Editorial Team/Contact Information

  • Unfortunately predatory or "fake" journals are known to misrepresent their editorial staff on their journal's websites. This even includes representing known experts in the field who have nothing to do with the journal as editors.
  • The editorial board should be clearly identified with up-to-date contact information for verification. Be wary of journals with a contact address that is a PO Box or unverifiable location, or who do not include a specific person as a contact.

Author Fees

  • Any potential fees associated with publication, such as author processing charges, required editorial services, etc., should be clearly stated to the author prior to author submission, on the journal website where the submitting author is like to find them. 
  • Fee amounts, timing of fees, and conditions of fees should be clearly stated. 

Copyright

  • Copyright and licensing information should be clearly displayed on the journal's website, for authors and readers. Such information would indicate copyright owners, author's rights upon publication, and terms of use and reuse.
  • Published including in HTML or PDF format should also indicate licensing terms. 

Identification & Statement of Handling Research Misconduct

  • Where research misconduct is alleged to have taken place in a published work, the journal should take action in investigating the allegation and identifying the publication publicly where misconduct was found. (See COPE guidelines on research misconduct). 
  • Research misconduct could include plagiarism, falsifying research data, citation manipulation, etc. 

Ownership & Management

  • The journal's website includes unequivocal information about the ownership and management of the journal. 

Website

  • Presentation and maintenance of the journal's website reflects a high editorial and ethical standard. 

Name of Journal

  • The journal's title should be unique and not similarly titled to existing publications or organizations such as to mislead or confuse readers and authors. 

Conflicts of Interest

  • The journal's website should describe the journal's policies and process around conflicts of interest related to peer review, author, and/or editorial staff. 

Access

  • Costs related to access should be indicated on the journal website (is the journal open access or subscription-based?)

Revenue Sources

  • Information about the journal's sources of revenue should be stated, such as author fees, advertising, institutional or organizational sponsorship, etc.

Advertising Policy

  • If the journal benefits from advertising as a source of revenue, the journal should provide information around advertising policies and practices such as whether journal content or readership impacts advertising choices. 

Publication Schedule

  • Frequency of publication should be indicated. 

Archiving

  • In case of discontinuation, the journal should state its plan for electronic back-up of the journal content. 

Direct Marketing Policy

  • When the journal engages in direct marketing (such as soliciting authors for papers) the marketing must be meaningfully targeted and non-invasive. 
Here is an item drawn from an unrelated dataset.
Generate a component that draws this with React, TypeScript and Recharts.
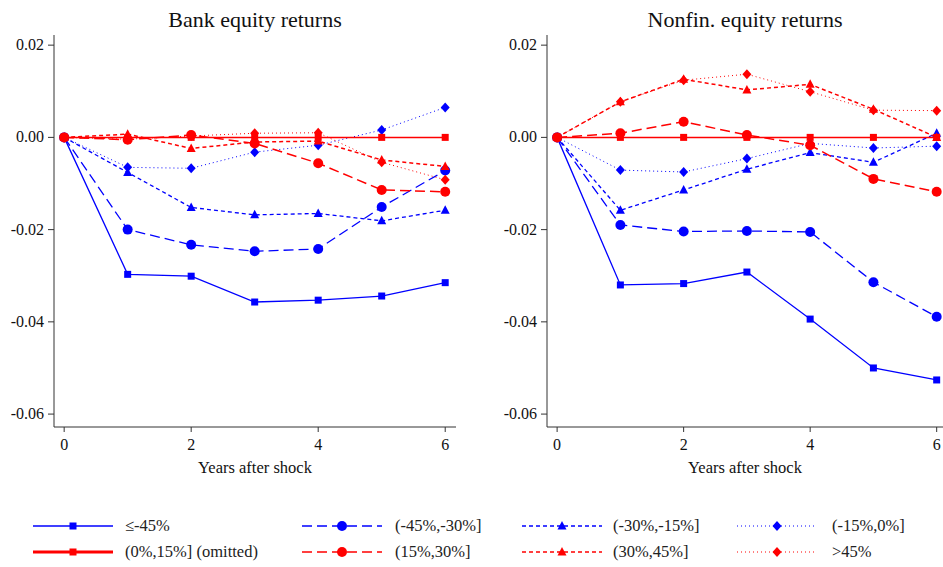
import { LineChart, Line, XAxis, YAxis } from 'recharts'

const years = [0, 1, 2, 3, 4, 5, 6]

// Bank equity returns
const bankLe45 = [0, -0.0297, -0.0301, -0.0357, -0.0353, -0.0344, -0.0315]
const bankM45to30 = [0, -0.02, -0.0233, -0.0247, -0.0242, -0.0151, -0.0072]
const bankM30to15 = [0, -0.0076, -0.0152, -0.0168, -0.0165, -0.0181, -0.0158]
const bankM15to0 = [0, -0.0065, -0.0067, -0.0032, -0.0017, 0.0016, 0.0065]
const bank0to15 = [0, 0, 0, 0, 0, 0, 0]
const bank15to30 = [0, -0.0005, 0.0005, -0.0013, -0.0056, -0.0114, -0.0118]
const bank30to45 = [0, 0.0007, -0.0024, -0.001, -0.0008, -0.0049, -0.0063]
const bankGt45 = [0, -0.0004, 0.0003, 0.0009, 0.001, -0.0054, -0.0092]

// Nonfin. equity returns
const nonfinLe45 = [0, -0.032, -0.0317, -0.0292, -0.0394, -0.05, -0.0526]
const nonfinM45to30 = [0, -0.019, -0.0204, -0.0203, -0.0205, -0.0314, -0.0389]
const nonfinM30to15 = [0, -0.0158, -0.0114, -0.0069, -0.0033, -0.0054, 0.0009]
const nonfinM15to0 = [0, -0.0071, -0.0075, -0.0046, -0.0013, -0.0023, -0.0019]
const nonfin0to15 = [0, 0, 0, 0, 0, 0, 0]
const nonfin15to30 = [0, 0.0009, 0.0034, 0.0005, -0.0017, -0.009, -0.0118]
const nonfin30to45 = [0, 0.0077, 0.0126, 0.0103, 0.0115, 0.0061, 0.0]
const nonfinGt45 = [0, 0.0077, 0.0124, 0.0137, 0.0099, 0.0059, 0.0058]

const xTicks = [0, 2, 4, 6]
const yTicks = [0.02, 0, -0.02, -0.04, -0.06]

const BLUE = '#0000ff'
const RED = '#ff0000'
const FONT = '"Liberation Serif", "Times New Roman", serif'

type Shape = 'square' | 'circle' | 'triangle' | 'diamond'

const seriesDefs: { key: string; label: string; color: string; dash?: string; shape: Shape; width: number }[] = [
  { key: 'le45', label: '≤-45%', color: BLUE, shape: 'square', width: 1.3 },
  { key: 'm45to30', label: '(-45%,-30%]', color: BLUE, dash: '10 5', shape: 'circle', width: 1.3 },
  { key: 'm30to15', label: '(-30%,-15%]', color: BLUE, dash: '4 3', shape: 'triangle', width: 1.3 },
  { key: 'm15to0', label: '(-15%,0%]', color: BLUE, dash: '1 3', shape: 'diamond', width: 1 },
  { key: 'p0to15', label: '(0%,15%] (omitted)', color: RED, shape: 'square', width: 1.5 },
  { key: 'p15to30', label: '(15%,30%]', color: RED, dash: '10 5', shape: 'circle', width: 1.5 },
  { key: 'p30to45', label: '(30%,45%]', color: RED, dash: '4 3', shape: 'triangle', width: 1.5 },
  { key: 'gt45', label: '>45%', color: RED, dash: '1 3', shape: 'diamond', width: 1 },
]

const bankSeries = [bankLe45, bankM45to30, bankM30to15, bankM15to0, bank0to15, bank15to30, bank30to45, bankGt45]
const nonfinSeries = [nonfinLe45, nonfinM45to30, nonfinM30to15, nonfinM15to0, nonfin0to15, nonfin15to30, nonfin30to45, nonfinGt45]

function buildRows(series: number[][]) {
  return years.map((yr, i) => {
    const row: Record<string, number> = { year: yr }
    seriesDefs.forEach((s, j) => {
      row[s.key] = series[j][i]
    })
    return row
  })
}

function MarkerShape({ cx, cy, shape, color }: { cx: number; cy: number; shape: Shape; color: string }) {
  if (shape === 'square') return <rect x={cx - 3.5} y={cy - 3.5} width={7} height={7} fill={color} />
  if (shape === 'circle') return <circle cx={cx} cy={cy} r={5} fill={color} />
  if (shape === 'triangle')
    return <polygon points={`${cx},${cy - 5} ${cx + 4.5},${cy + 3.5} ${cx - 4.5},${cy + 3.5}`} fill={color} />
  return <polygon points={`${cx},${cy - 5} ${cx + 4.5},${cy} ${cx},${cy + 5} ${cx - 4.5},${cy}`} fill={color} />
}

const fmtY = (v: number) => (v < 0 ? '-' + Math.abs(v).toFixed(2) : v.toFixed(2))

const YTick = (p: any) => (
  <text x={p.x} y={p.y} dy={5} textAnchor="end" fill="#111" fontSize={16} fontFamily={FONT}>
    {fmtY(p.payload.value)}
  </text>
)

const XTick = (p: any) => (
  <text x={p.x} y={p.y} dy={13} textAnchor="middle" fill="#111" fontSize={16} fontFamily={FONT}>
    {p.payload.value}
  </text>
)

function Panel({ title, series, left, width, xMax }: { title: string; series: number[][]; left: number; width: number; xMax: number }) {
  const rows = buildRows(series)
  const rightPad = xMax > 6.1 ? 14 : 0
  const plotLeft = left + 54
  const plotRight = left + width - rightPad
  return (
    <>
      <div
        style={{
          position: 'absolute',
          left: plotLeft,
          width: plotRight - plotLeft,
          top: 6,
          textAlign: 'center',
          fontSize: 22,
          lineHeight: '28px',
          color: '#111',
        }}
      >
        {title}
      </div>
      <div style={{ position: 'absolute', left, top: 0, overflow: 'hidden', width, height: 480 }}>
        <LineChart width={width} height={480} data={rows} margin={{ top: 35, right: rightPad, bottom: 0, left: 0 }}>
          <XAxis
            dataKey="year"
            type="number"
            domain={[-0.16, xMax]}
            ticks={xTicks}
            allowDataOverflow
            height={53}
            tickSize={5}
            tickMargin={5}
            stroke="#333"
            tick={XTick}
            label={{ value: 'Years after shock', position: 'insideBottom', offset: 7, fill: '#111', fontSize: 16.5, fontFamily: FONT }}
          />
          <YAxis
            type="number"
            domain={[-0.0628, 0.0222]}
            ticks={yTicks}
            allowDataOverflow
            width={54}
            tickSize={6}
            tickMargin={4}
            stroke="#333"
            tick={YTick}
          />
          {seriesDefs.map((s) => (
            <Line
              key={s.key}
              dataKey={s.key}
              stroke={s.color}
              strokeWidth={s.width}
              strokeDasharray={s.dash}
              isAnimationActive={false}
              type="linear"
              dot={(p: any) => <MarkerShape key={`${s.key}-${p.index}`} cx={p.cx} cy={p.cy} shape={s.shape} color={s.color} />}
              activeDot={false}
            />
          ))}
        </LineChart>
      </div>
    </>
  )
}

const legendCols = [
  { lineX: 33, labelX: 125 },
  { lineX: 302, labelX: 395 },
  { lineX: 522, labelX: 613 },
  { lineX: 737, labelX: 832 },
]
const legendRows = [526, 552]

function LegendItem({ def, x, labelX, y }: { def: (typeof seriesDefs)[number]; x: number; labelX: number; y: number }) {
  const len = 80
  const w = def.key === 'p0to15' ? 3 : def.width
  return (
    <>
      <svg style={{ position: 'absolute', left: x, top: y - 8 }} width={len + 2} height={16}>
        <line x1={0} y1={8} x2={len} y2={8} stroke={def.color} strokeWidth={w} strokeDasharray={def.dash} />
        <MarkerShape cx={len / 2} cy={8} shape={def.shape} color={def.color} />
      </svg>
      <div
        style={{
          position: 'absolute',
          left: labelX,
          top: y - 11,
          fontSize: 16.5,
          color: '#222',
          whiteSpace: 'nowrap',
          lineHeight: '22px',
        }}
      >
        {def.label}
      </div>
    </>
  )
}

export default function App() {
  return (
    <div
      style={{
        position: 'absolute',
        left: 0,
        top: 0,
        width: 943,
        height: 567,
        background: '#fff',
        overflow: 'hidden',
        fontFamily: FONT,
      }}
    >
      <Panel title="Bank equity returns" series={bankSeries} left={0} width={470} xMax={6.17} />
      <Panel title="Nonfin. equity returns" series={nonfinSeries} left={493} width={450} xMax={6.1} />
      {seriesDefs.map((def, i) => (
        <LegendItem
          key={def.key}
          def={def}
          x={legendCols[i % 4].lineX}
          labelX={legendCols[i % 4].labelX}
          y={legendRows[Math.floor(i / 4)]}
        />
      ))}
    </div>
  )
}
Evaluating at the Article Level

  • Does the article fit with the journal's scope?
  • Are the references recent?
  • Are the limitations of the study addressed?
  • Does the article mention relevant ethics statement (conflict of interest, ethics committee approval, etc.)?
  • Does the author's stated affiliation indicate relevant expertise on the paper's topic?
  • Is the funding source/grant acknowledged?

Predatory Journals

Predatory publishing refers a pay-to-publish model with low academic standards. Predatory journals aggressively solicit authors to submit articles with the promise of speedy publication, for a fee. Predatory journals by definition have little to no peer review (very high to 100% acceptance rates) and generally are not in keeping with the standards of ethical publishing. 

For authors, publishing in these low quality journals can be a poor outlet for quality work and financially exploitative. For the scientific community, they muddy the waters of legitimacy as these non-peer reviewed journals are increasingly cited. 

Features of predatory journals:

  • Little to no peer review. On the journal's homepage, the peer review process may be fabricated or not stated. 
  • Pay-to-publish. The journal charges a fee for publication prior to "peer review" or without peer review. (Note: many legitimate journals charge author processing fees. However, these should never be charged or paid prior to peer-review/acceptance of the article after rigorous peer review.)
  • The journal's website is contains typos, misspellings, and grammatical errors. 
  • The journal's website misrepresents editorial staff and/or provides little to no contact information. 
  • The journal's website falsifies indexing status or Impact Factor/Citation Score. 
  • The journal is not indexed or discoverable in recognized scholarly databases such as PubMed or Web of Science. 
  • The journal may be associated with an ISSN and/or not grant permanent identifiers to articles (such as DOIs) or promise long-term electronic archiving of the article.